Plaintiffs John Langley Hancock and Bianca Hope Rinehart served a subpoena on PricewaterhouseCoopers (PWC) dated 6 August 2013. PWC is not a party to the dispute. The subpoena appears to relate to advice by PWC to Rinehart and one of the companies she controls regarding the supposed tax liabilities facing her children if a family trust vested at a particular time. That advice was reportedly referred to by one of Rinehart's executives in contact with John Hancock. (Hancock appears to have received strikingly different advice from the Australian Taxation Office.)
PWC produced documents to the Court on 16 August 2013. First access was granted to Rinehart as defendant. Rinehart objected to the plaintiffs being granted access to redacted portions of the documents produced by PWC. Her children sought access to the documents.
They made several contentions, arguing that Rinehart -
- failed to discharge the onus of proving that the redacted portions of the documents are in fact privileged.
- waived privilege in the documents by her "positive assertion about a state of mind to which legal advice was likely to have contributed"
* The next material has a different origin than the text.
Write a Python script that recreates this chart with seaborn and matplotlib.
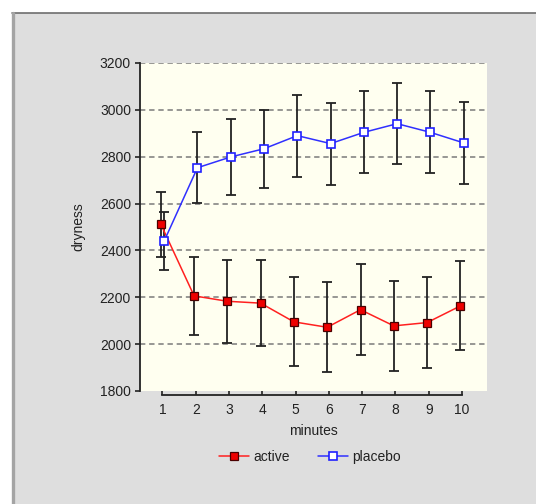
import numpy as np
import pandas as pd
import matplotlib
matplotlib.use("Agg")
import matplotlib.pyplot as plt
from matplotlib.lines import Line2D
from matplotlib.patches import Rectangle
import seaborn as sns

minutes = [1, 2, 3, 4, 5, 6, 7, 8, 9, 10]
active_mean = [2512, 2206, 2183, 2175, 2095, 2072, 2147, 2078, 2092, 2163]
active_err = [139, 166, 177, 183, 190, 192, 194, 191, 193, 190]
placebo_mean = [2440, 2753, 2799, 2834, 2890, 2856, 2904, 2941, 2904, 2859]
placebo_err = [124, 151, 161, 167, 175, 175, 175, 174, 175, 174]
y_ticks = [1800, 2000, 2200, 2400, 2600, 2800, 3000, 3200]

sns.set_style("white")
plt.rcParams['font.family'] = ['Liberation Sans', 'DejaVu Sans']

fig = plt.figure(figsize=(5.36, 5.04), dpi=100)
fig.patch.set_facecolor('white')
# gray panel
fig.patches.append(Rectangle((11.5/536, 0), 1, (504-12.5)/504, transform=fig.transFigure,
                             facecolor='#dedede', edgecolor='none', zorder=-10))
fig.lines.append(Line2D([11.5/536, 1], [1-12.5/504, 1-12.5/504], transform=fig.transFigure,
                        color='#6e6e6e', lw=1.2, zorder=-9))
fig.lines.append(Line2D([12.5/536, 12.5/536], [0, 1-12.5/504], transform=fig.transFigure,
                        color='#a4a4a4', lw=2.4, zorder=-9))

ax = fig.add_axes([140/536, 1-391/504, (486.5-140)/536, (391-63)/504])
ax.set_zorder(1)
ax.set_facecolor('#fffff0')

df = pd.DataFrame({
    'minutes': minutes * 2,
    'dryness': active_mean + placebo_mean,
    'err': active_err + placebo_err,
    'group': ['active'] * len(minutes) + ['placebo'] * len(minutes),
})
offs = {'active': -0.05, 'placebo': 0.05}
df['xpos'] = df['minutes'] + df['group'].map(offs)

for g in ['active', 'placebo']:
    d = df[df['group'] == g]
    ax.errorbar(d['xpos'], d['dryness'], yerr=d['err'], fmt='none', ecolor='#222222',
                elinewidth=1.3, capsize=3.5, capthick=1.3, zorder=2)

a = df[df['group'] == 'active']
p = df[df['group'] == 'placebo']
sns.lineplot(x=a['xpos'], y=a['dryness'], ax=ax, color='#ff2020', lw=1.1, marker='s',
             markersize=6, markerfacecolor='#ee0000', markeredgecolor='#4a0000',
             markeredgewidth=0.9, zorder=3, label='active')
sns.lineplot(x=p['xpos'], y=p['dryness'], ax=ax, color='#3030ff', lw=1.1, marker='s',
             markersize=6, markerfacecolor='white', markeredgecolor='#2020ff',
             markeredgewidth=1.2, zorder=4, label='placebo')

ax.set_xlim(0.324, 10.736)
ax.set_ylim(1800, 3200)
ax.set_yticks(y_ticks)
ax.set_xticks(minutes)
ax.set_xticklabels([str(m) for m in minutes])
for yv in y_ticks[1:]:
    ax.axhline(yv, color='#7a7a7a', lw=1.1, ls=(0, (3.5, 2.5)), zorder=1)

for s in ['top', 'right']:
    ax.spines[s].set_visible(False)
ax.spines['left'].set_color('#222222')
ax.spines['left'].set_linewidth(1.3)
ax.spines['bottom'].set_color('#222222')
ax.spines['bottom'].set_linewidth(1.3)
ax.spines['bottom'].set_position(('outward', 3))
ax.spines['bottom'].set_bounds(1, 10)
ax.tick_params(axis='y', direction='out', length=3.5, width=1.2, color='#222222',
               labelsize=10, labelcolor='#222222', pad=3, left=True)
ax.tick_params(axis='x', direction='in', length=3, width=1.2, color='#222222',
               labelsize=10, labelcolor='#222222', pad=6, bottom=True)
ax.set_xlabel('minutes', fontsize=10, color='#222222', labelpad=5)
ax.set_ylabel('dryness', fontsize=10, color='#222222', labelpad=10)

ax.get_legend().remove()
handles = [
    Line2D([], [], color='#ff2020', lw=1.1, marker='s', markersize=6, markerfacecolor='#ee0000',
           markeredgecolor='#4a0000', markeredgewidth=0.9),
    Line2D([], [], color='#3030ff', lw=1.1, marker='s', markersize=6, markerfacecolor='white',
           markeredgecolor='#2020ff', markeredgewidth=1.2),
]
fig.legend(handles, ['active', 'placebo'], loc='center', bbox_to_anchor=(310/536, 1-457/504),
           ncol=2, frameon=False, fontsize=10, handlelength=2.2, handletextpad=0.3,
           columnspacing=2.0, labelcolor='#222222')

fig.savefig('out.png', dpi=100, facecolor=fig.get_facecolor())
- is not entitled to claim privilege over the documents vis-a-vis the beneficiaries on the basis that she, as trustee, and the plaintiffs, as beneficiaries, have a joint interest in any advice obtained by the trustee
- waived privilege by her conduct in disclosing the legal advice to PWC and by relying upon it in the letter of 3 September 2011
Onwards to the next stage of the dispute, with a hearing scheduled for next month. Journalists, legal practitioners and academics remain agog.